4.9.12

"L'Amant" de Jean-Jacques Annaud (1991)


Je n'avais jamais vu L'Amant de Jean-Jacques Annaud. Hier, il passait à la télévision, c'était l'occasion de combler une lacune, mais j'ai hésité. Je n'ai jamais été fan de Duras, et c'est l'idée d'y retrouver son style ampoulé et répétitif qui m'avait jusque-là servi de repoussoir à chaque fois que l'occasion s'était présentée. Cette fois encore, j'ai failli renoncer, mais le visage de Tony Leung Ka Fai (que ce type était beau !) aperçu dans la bande-annonce, m'a finalement décidée - même si le film était nul, j'étais au moins sûre d'y trouver une compensation esthétique.

Je n'en ai pas eu besoin, car c'est un très beau film, à tous les points de vue. Si le style de Duras est toujours présent et reconnaissable, car le script reprend souvent mot pour mot des phrases du livre, il y est allégé. Mieux, il est sublimé par la voix et la diction de Jeanne Moreau... Ne reste donc que l'histoire, très belle et émouvante - car Duras a excellé à conter ces passions transcendantes-, et les images somptueuses des paysages, de la ville, des acteurs... avec, souvent, des plans très originaux. Une belle réussite à tous les niveaux. Je m'étonne qu'il ait si peu d'étoiles sur le site IMDB.

Ce matin, voulant vérifier si le film était fidèle au roman, je suis allée rechercher le livre que je n'avais pas ouvert depuis ma première et seule lecture. J'avais oublié que, plus qu'un roman, L'Amant est un recueil des souvenirs de jeunesse qui mêle deux sortes de récits : celui, relatif à l'aventure de l'amant chinois, qui donne son titre au livre et qui est précisément la partie où se concentre le style ampoulé, artificiel, répétitif ; et l'autre, au style plus naturel, sans fioritures, plus authentique et direct, et qui évoque la famille de Marguerite Duras et leur difficile survie au Vietnam.

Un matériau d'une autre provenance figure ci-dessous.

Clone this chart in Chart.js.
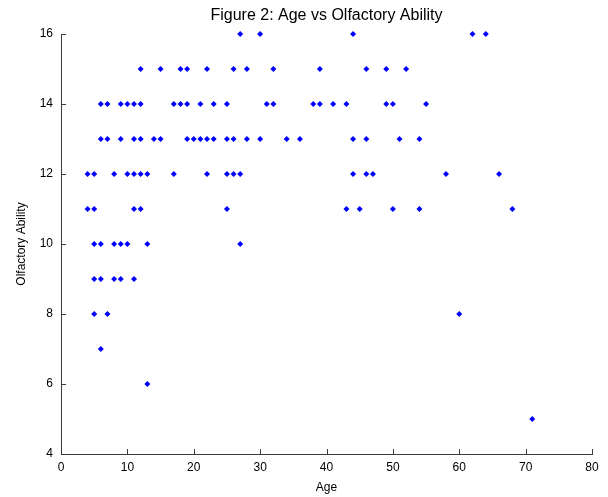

Que Duras pût écrire sans afféterie, je l'avais oublié. Du coup, cette relecture me donne le sentiment que la sobriété du texte est la marque de la vérité, des choses qu'elle a effectivement vécues, tandis que les surcharges de styles et les exagérations semblent participer de la volonté de donner de l'épaisseur à une passion seulement fantasmée. Une fiction. Les passages concernant la jeune fille et l'amant sont comme surjoués, dans l'intention, si l'aventure était réelle, de la magnifier et de faire d'une histoire banale, voire même sordide car l'argent paraît y avoir joué un rôle de premier plan, quelque chose de beau, de sentimental, la seule note  positive d'une jeunesse par ailleurs misérable, violente et désespérée.


En vérité, si j'ai repris le livre, c'est parce que cet épilogue du Chinois, qui téléphone des années plus tard pour redire son amour éternel, m'a paru tellement gros et peu crédible que j'ai pensé que le cinéaste l'avait inventé pour que cela soit encore plus romantique. Mais non, c'est celui du roman.